What, then, do these instances illustrate? True, my colleagues show wisdom in advising rabbis to keep partisan politics out of their sermons; yet this rule has exceptions.
On the one hand, partisan politics, by definition, means problems of governance regarding which different parties take different positions. On difficult questions of governance, reasonable people of good will can come to different answers. Usually the ancient Halakhah cannot directly and unequivocally answer those questions.
For example, relatively low taxes allow people the freedom to spend their money as they see fit; yet at the same time, somewhat higher taxes adequately fund needed government programs. Different parties can come to different recommendations in good faith. Halakhah will not decisively answer questions about relative tax rates. Even abundant halakhic material does not clearly decide the wisdom of any specific government regulations about abortion.
In other cases, however, two positions exist, but reasonable people of good faith can justify only one of the options. To take a few examples: Rescuing Jews in Europe, in the 1930s and 1940s, amounted to a partisan debate. One party saw Jews in Europe as human beings, deserving of protection. The other party saw Jews as an infestation of vermin, endangering Aryan Europe and unwelcome in America.
In May, 1939, a ship named the St. Louis drew near harbors in Cuba, and then the United States. The passengers, almost all Jews fleeing Nazi-controlled Europe, did not have the papers they needed. On the one hand, these people faced the prospect of murder in Europe. On the other hand, they did not have the right papers, and many people did not want Jewish immigrants. That decided the issue for Cuba and for the United States, and the ship was sent back to Europe, where many of the passengers were murdered.
In a rather different vein, it seems to me that we may identify three areas in which rabbis ought to advocate firmly for one side in today’s partisan debates. Of course, others may disagree, and each of these areas is sufficiently complex to require extensive analyses. Still, it seems to me that reason falls squarely on one side of each of these issues.
First, the world’s scientists overwhelmingly agree that greenhouse gases contribute to catastrophic changes in our climate. To the best of my understanding, the many arguments for not regulating fossil fuels amount to seeking to maintain the profits of fossil fuel companies, preserving jobs in that industry, and maintaining the ever-expanding consumptionist lifestyle common in the West. Further, spokespersons often back these arguments by denying widely-accepted scientific opinion. It seems to me, therefore, that rabbis should speak out strongly against any positions that deny an overwhelming scientific consensus, and that seek to protect coal workers’ jobs without even an honest attempt to find them new economic opportunity.

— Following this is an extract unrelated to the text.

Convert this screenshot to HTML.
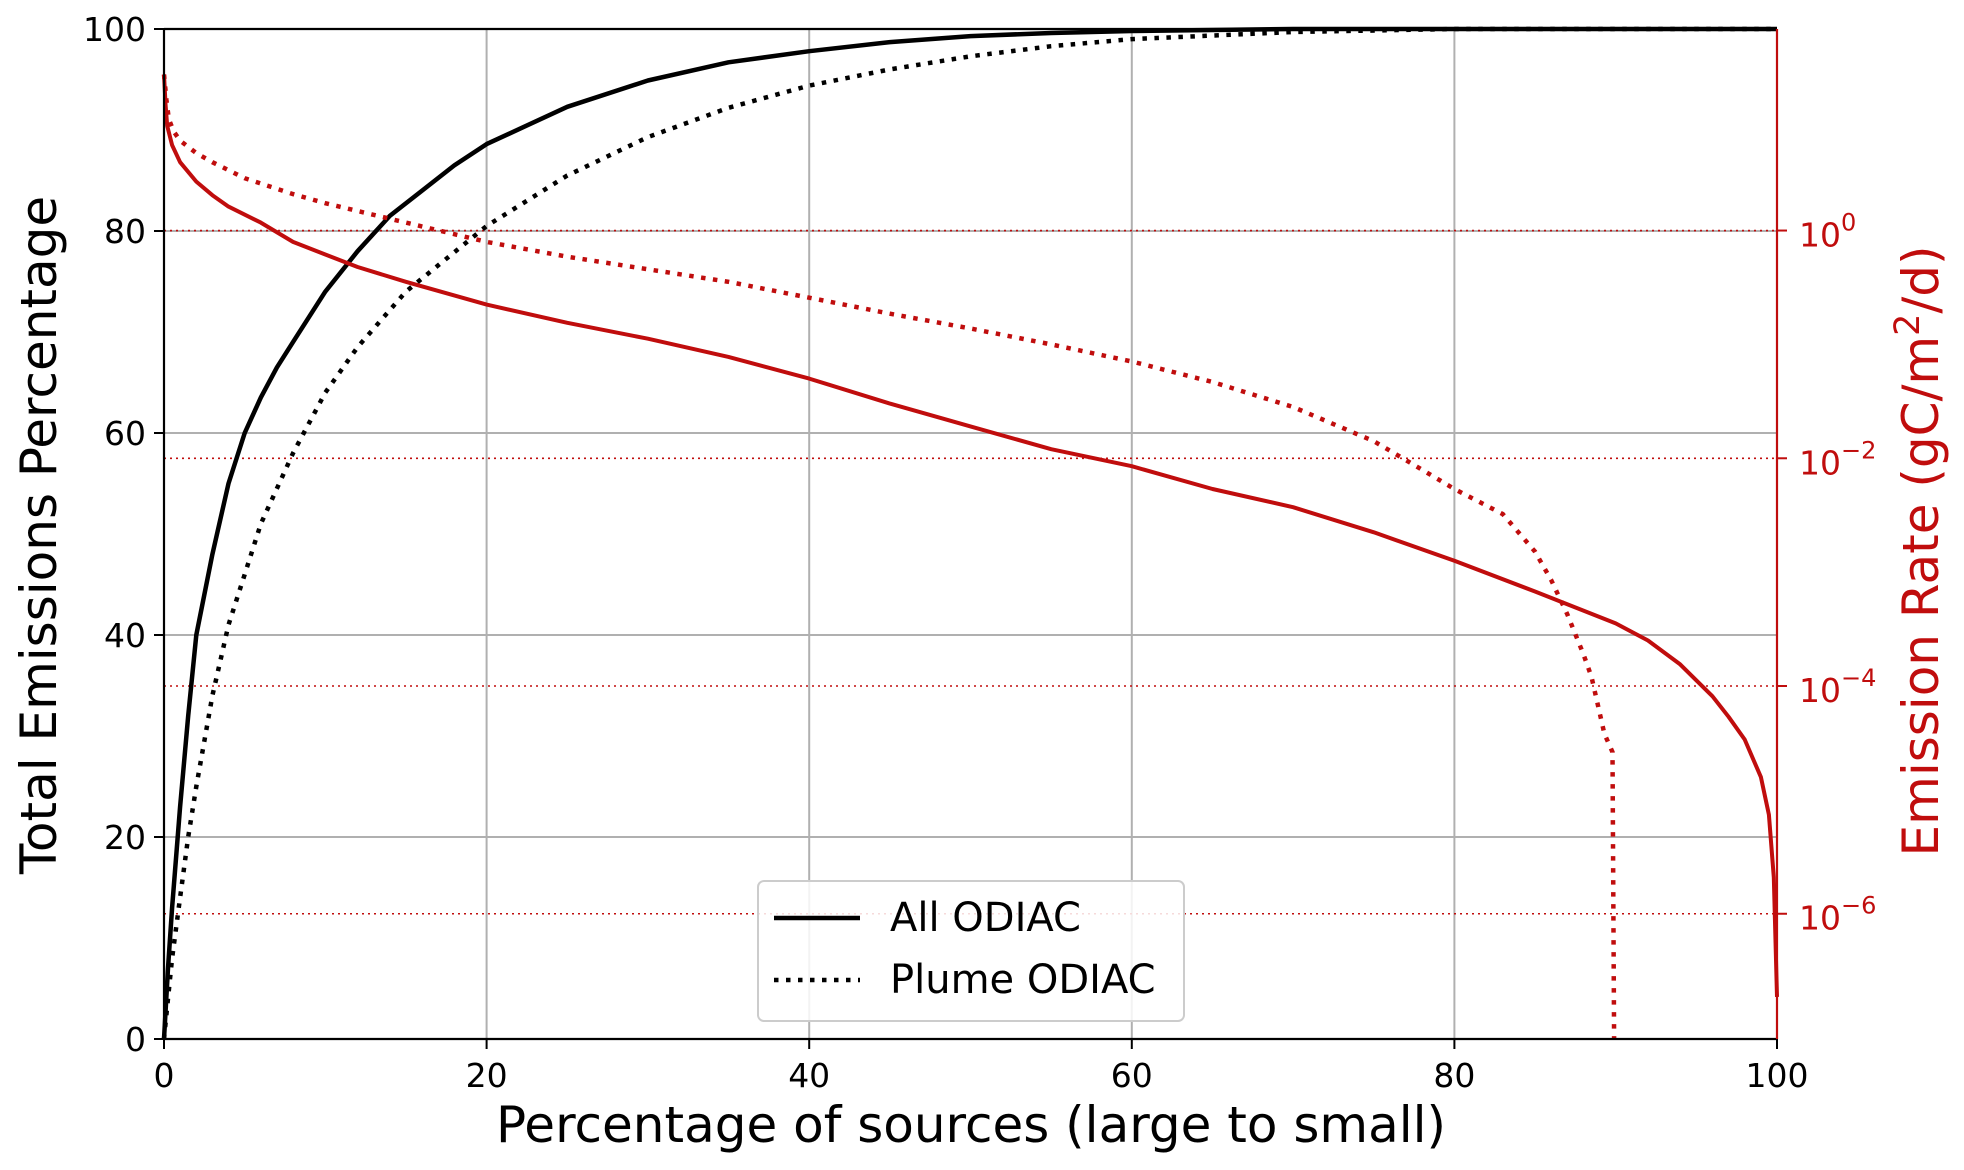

Second, the central institutions of the Israeli government all meet in West Jerusalem. It seems to me that as a matter of reality on the ground, the capital of Israel resides in West Jerusalem. Most of the nations of the world maintain their embassies in Tel Aviv, in order not to recognize West Jerusalem as the capital of Israel. Yet the capital of Israel, as a matter of fact, is located in West Jerusalem. Nonetheless, in 1948 the Catholic Church did not want to recognize Jewish control of West Jerusalem for a theological reason: Jews must suffer for not recognizing Jesus. Palestinians now do not want to recognize West Jerusalem as part of Israel, ostensibly because they hope to establish their capital in East Jerusalem. Of course, there a prudent argument against moving the embassy. One might concede that Jerusalem is factually the capital of Jerusalem, but object that moving the embassy and recognizing Jerusalem as the capital has the potential to incite violence. I judge that argument unconvincing because it amounts to the “rioter’s veto.” The rioter hates some fact and may behave badly, so we must pretend to agree with the rioter; this seems to me to be a problematic approach that can only cause difficulties. More to the point, rabbis must speak out against political views that conveniently overlook clear-cut historical truths and on-the-ground realities.
Finally, to take perhaps the most current issue, indigenous fathers, mothers, and children—many fleeing oppression by formal governments and organized gangs in Central America—now approach the southern border of the United States (see Sofia Martinez’s article in The Atlantic, “Today’s Migrant Flow is Different”). One the one hand, by international treaty and common decency, these desperate, poor people have the right to try to claim asylum in any country that they can reach; on the other hand, many in the United States approve when the US Government does what it can to prevent such entrances into the country—even those in mortal peril (see Judge Jon Tigar’s ruling blocking government efforts to bar refugees). Ultimately, in such life-and-death cases, an argument on the basis of economic considerations simply does not pass moral muster.
Regarding most issues of partisan politics, then, reasonable people can take different positions. Other issues of partisan politics, however, pit reason or compassion against unreason or hatred. On those issues, it seems appropriate for a rabbi to play the role of prophet, and use sermons to come out in favor of reason or compassion.
Or, as Shalom Aleichem’s Tevya puts it, “On the other hand… there is no other hand.”